* **Requirements**: Quote from the first line below through the line that contains "var tMax = 2585, pMax = 62.5;", both included, and leave the pictures out.

* **Material**:

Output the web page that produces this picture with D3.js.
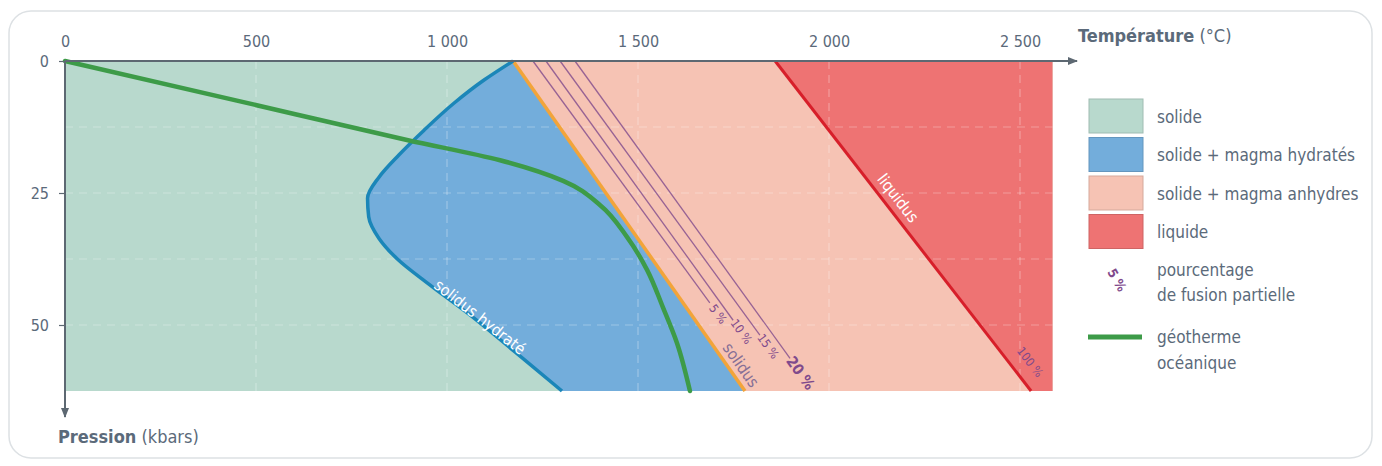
<!DOCTYPE html>
<head>
  <meta charset="utf-8">
  <script src="https://d3js.org/d3.v7.min.js"></script>
  <style>
    body { margin:0; background:#fff; }
    text { font-family: "Liberation Sans Narrow", "DejaVu Sans Condensed", sans-serif; }
  </style>
</head>
<body>
  <script>
    // axes
    var tempTicks = [0, 500, 1000, 1500, 2000, 2500];
    var tempLabels = ["0", "500", "1 000", "1 500", "2 000", "2 500"];
    var presTicks = [0, 25, 50];
    var gridT = [500, 1000, 1500, 2000, 2500];
    var gridP = [12.5, 25, 37.5, 50];
    var tMax = 2585, pMax = 62.5;

    // curves, [temperature °C, pression kbar]
    var solidus = [[1173, 0], [1780, 62.5]];
    var liquidus = [[1859, 0], [2529, 62.5]];
    var solidusHydrate = [[1173, 0], [1097, 3.6], [1018, 8], [940, 13.1], [874, 17.8], [822, 22],
                          [792, 26], [795, 29.5], [822, 33.6], [870, 37.5], [955, 42.4], [1060, 48.1],
                          [1178, 55.1], [1301, 62.5]];
    var geotherme = [[0, 0], [450, 7.5], [898, 15], [1139, 18.8], [1304, 22.7], [1401, 27.3],
                     [1471, 33.3], [1524, 39.6], [1565, 46.6], [1602, 53.4], [1636, 62.5]];

    // partial melting lines
    var fusionPct = ["5 %", "10 %", "15 %", "20 %"];
    var fusionTop = [1225, 1259, 1296, 1335];
    var fusionEndT = [1688, 1749, 1819, 1898];
    var fusionEndP = [45.8, 49.1, 51.9, 56.3];

    var legendLabels = ["solide", "solide + magma hydratés", "solide + magma anhydres", "liquide"];
    var legendColors = ["#b8d9cd", "#73addb", "#f6c3b4", "#ee7373"];

    var width = 1382, height = 466;
    var txt = "#5b6a7a", axisCol = "#5d6872", purple = "#7f4a8c";

    var svg = d3.select('body').append('svg')
      .attr('width', width)
      .attr('height', height);

    svg.append('rect')
      .attr('x', 9).attr('y', 11).attr('width', 1363).attr('height', 447)
      .attr('rx', 22)
      .style('fill', '#fff').style('stroke', '#dde1e4').style('stroke-width', 1.5);

    var x = d3.scaleLinear().domain([0, 2500]).range([65, 1020]);
    var y = d3.scaleLinear().domain([0, pMax]).range([61, 391]);

    var line = d3.line().x(d => x(d[0])).y(d => y(d[1]));
    var smooth = d3.line().x(d => x(d[0])).y(d => y(d[1])).curve(d3.curveMonotoneY);

    // fields
    svg.append('rect')
      .attr('x', x(0)).attr('y', y(0))
      .attr('width', x(tMax) - x(0)).attr('height', y(pMax) - y(0))
      .style('fill', legendColors[0]);

    svg.append('path')
      .attr('d', line([solidus[0], [tMax, 0], [tMax, pMax], solidus[1]]) + 'Z')
      .style('fill', legendColors[2]);

    svg.append('path')
      .attr('d', line([liquidus[0], [tMax, 0], [tMax, pMax], liquidus[1]]) + 'Z')
      .style('fill', legendColors[3]);

    svg.append('path')
      .attr('d', smooth(solidusHydrate) + 'L' + x(solidus[1][0]) + ',' + y(solidus[1][1]) + 'Z')
      .style('fill', legendColors[1]);

    // grid
    svg.selectAll('.gx').data(gridT).enter().append('line')
      .attr('x1', d => x(d)).attr('x2', d => x(d))
      .attr('y1', y(0)).attr('y2', y(pMax))
      .style('stroke', '#ffffff').style('stroke-opacity', 0.3)
      .style('stroke-width', 1.2).style('stroke-dasharray', '8,6');

    svg.selectAll('.gy').data(gridP).enter().append('line')
      .attr('x1', x(0)).attr('x2', x(tMax))
      .attr('y1', d => y(d)).attr('y2', d => y(d))
      .style('stroke', '#ffffff').style('stroke-opacity', 0.3)
      .style('stroke-width', 1.2).style('stroke-dasharray', '8,6');

    // partial melting lines
    svg.selectAll('.fusion').data(fusionPct).enter().append('line')
      .attr('x1', (d, i) => x(fusionTop[i])).attr('y1', y(0))
      .attr('x2', (d, i) => x(fusionEndT[i])).attr('y2', (d, i) => y(fusionEndP[i]))
      .style('stroke', purple).style('stroke-opacity', 0.8).style('stroke-width', 1.3);

    function angle(a, b) {
      return Math.atan2(y(b[1]) - y(a[1]), x(b[0]) - x(a[0])) * 180 / Math.PI;
    }

    svg.selectAll('.fusionLabel').data(fusionPct).enter().append('text')
      .attr('transform', function(d, i) {
        var a = angle([fusionTop[i], 0], [fusionEndT[i], fusionEndP[i]]);
        var r = a * Math.PI / 180, off = (i == 3) ? 18 : 14;
        var px = x(fusionEndT[i]) + off * Math.cos(r), py = y(fusionEndP[i]) + off * Math.sin(r);
        return 'translate(' + px + ',' + py + ') rotate(' + a + ')';
      })
      .attr('text-anchor', 'middle').attr('dy', '0.35em')
      .style('font-size', (d, i) => (i == 3) ? '15px' : '12px')
      .style('font-weight', (d, i) => (i == 3) ? 'bold' : 'normal')
      .style('fill', purple)
      .text(d => d);

    // boundaries
    svg.append('path').attr('d', line(solidus))
      .style('fill', 'none').style('stroke', '#f2a43a').style('stroke-width', 3.5);
    svg.append('path').attr('d', line(liquidus))
      .style('fill', 'none').style('stroke', '#d71f2a').style('stroke-width', 3);
    svg.append('path').attr('d', smooth(solidusHydrate))
      .style('fill', 'none').style('stroke', '#1b86b8').style('stroke-width', 3.5);
    svg.append('path').attr('d', smooth(geotherme))
      .style('fill', 'none').style('stroke', '#3d9b48').style('stroke-width', 4.5)
      .style('stroke-linecap', 'round');

    // curve labels
    function curveLabel(label, px, py, a, size, color) {
      svg.append('text')
        .attr('transform', 'translate(' + px + ',' + py + ') rotate(' + a + ')')
        .attr('text-anchor', 'middle').attr('dy', '0.35em')
        .style('font-size', size).style('fill', color)
        .text(label);
    }
    var aSol = angle(solidus[0], solidus[1]);
    var aLiq = angle(liquidus[0], liquidus[1]);
    curveLabel('solidus', 741, 365, aSol, '16px', '#866f96');
    curveLabel('liquidus', 898, 198, aLiq, '16px', '#ffffff');
    curveLabel('100 %', 1030, 362, aLiq, '12px', purple);
    curveLabel('solidus hydraté', 480, 317, 38, '16px', '#ffffff');

    // axes
    var defs = svg.append('defs');
    defs.append('marker').attr('id', 'arrow')
      .attr('viewBox', '0 0 10 10').attr('refX', 9).attr('refY', 5)
      .attr('markerWidth', 5).attr('markerHeight', 5).attr('orient', 'auto')
      .append('path').attr('d', 'M0,1 L10,5 L0,9 Z').style('fill', axisCol);

    svg.append('line')
      .attr('x1', x(0)).attr('y1', y(0)).attr('x2', 1077).attr('y2', y(0))
      .style('stroke', axisCol).style('stroke-width', 2)
      .attr('marker-end', 'url(#arrow)');
    svg.append('line')
      .attr('x1', x(0)).attr('y1', y(0)).attr('x2', x(0)).attr('y2', 417)
      .style('stroke', axisCol).style('stroke-width', 2)
      .attr('marker-end', 'url(#arrow)');

    var topAxis = d3.axisTop(x).tickValues(tempTicks)
      .tickFormat((d, i) => tempLabels[i]).tickSize(0).tickPadding(14);
    var gTop = svg.append('g').attr('transform', 'translate(0,' + y(0) + ')').call(topAxis);
    gTop.select('.domain').remove();
    gTop.selectAll('text').style('font-size', '16px').style('fill', txt)
      .style('font-family', '"Liberation Sans Narrow", "DejaVu Sans Condensed", sans-serif');

    var leftAxis = d3.axisLeft(y).tickValues(presTicks).tickSize(6).tickPadding(10);
    var gLeft = svg.append('g').attr('transform', 'translate(' + x(0) + ',0)').call(leftAxis);
    gLeft.select('.domain').remove();
    gLeft.selectAll('line').style('stroke', axisCol).style('stroke-width', 1.2);
    gLeft.selectAll('text').style('font-size', '16px').style('fill', txt)
      .style('font-family', '"Liberation Sans Narrow", "DejaVu Sans Condensed", sans-serif');

    var tTitle = svg.append('text').attr('x', 1078).attr('y', 42)
      .style('font-size', '18px').style('fill', txt);
    tTitle.append('tspan').style('font-weight', 'bold').text('Température');
    tTitle.append('tspan').text(' (°C)');

    var pTitle = svg.append('text').attr('x', 58).attr('y', 443)
      .style('font-size', '18px').style('fill', txt);
    pTitle.append('tspan').style('font-weight', 'bold').text('Pression');
    pTitle.append('tspan').text(' (kbars)');

    // legend
    var lg = svg.append('g');
    lg.selectAll('rect').data(legendLabels).enter().append('rect')
      .attr('x', 1089).attr('y', (d, i) => 99 + i * 38.5)
      .attr('width', 54).attr('height', 34)
      .style('fill', (d, i) => legendColors[i])
      .style('stroke', (d, i) => d3.color(legendColors[i]).darker(0.4))
      .style('stroke-width', 1);
    lg.selectAll('text.lab').data(legendLabels).enter().append('text')
      .attr('class', 'lab')
      .attr('x', 1157).attr('y', (d, i) => 117 + i * 38.5).attr('dy', '0.35em')
      .style('font-size', '17px').style('fill', txt)
      .text(d => d);

    lg.append('text')
      .attr('transform', 'translate(1117,280) rotate(60)')
      .attr('text-anchor', 'middle').attr('dy', '0.35em')
      .style('font-size', '13px').style('font-weight', 'bold').style('fill', purple)
      .text('5 %');
    lg.append('text').attr('x', 1157).attr('y', 270).attr('dy', '0.35em')
      .style('font-size', '17px').style('fill', txt).text('pourcentage');
    lg.append('text').attr('x', 1157).attr('y', 295).attr('dy', '0.35em')
      .style('font-size', '17px').style('fill', txt).text('de fusion partielle');

    lg.append('line').attr('x1', 1088).attr('x2', 1142).attr('y1', 337).attr('y2', 337)
      .style('stroke', '#3d9b48').style('stroke-width', 5);
    lg.append('text').attr('x', 1157).attr('y', 337).attr('dy', '0.35em')
      .style('font-size', '17px').style('fill', txt).text('géotherme');
    lg.append('text').attr('x', 1157).attr('y', 363).attr('dy', '0.35em')
      .style('font-size', '17px').style('fill', txt).text('océanique');
  </script>
</body>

* **Full solution**:
Output the web page that produces this picture with D3.js.
<!DOCTYPE html>
<head>
  <meta charset="utf-8">
  <script src="https://d3js.org/d3.v7.min.js"></script>
  <style>
    body { margin:0; background:#fff; }
    text { font-family: "Liberation Sans Narrow", "DejaVu Sans Condensed", sans-serif; }
  </style>
</head>
<body>
  <script>
    // axes
    var tempTicks = [0, 500, 1000, 1500, 2000, 2500];
    var tempLabels = ["0", "500", "1 000", "1 500", "2 000", "2 500"];
    var presTicks = [0, 25, 50];
    var gridT = [500, 1000, 1500, 2000, 2500];
    var gridP = [12.5, 25, 37.5, 50];
    var tMax = 2585, pMax = 62.5;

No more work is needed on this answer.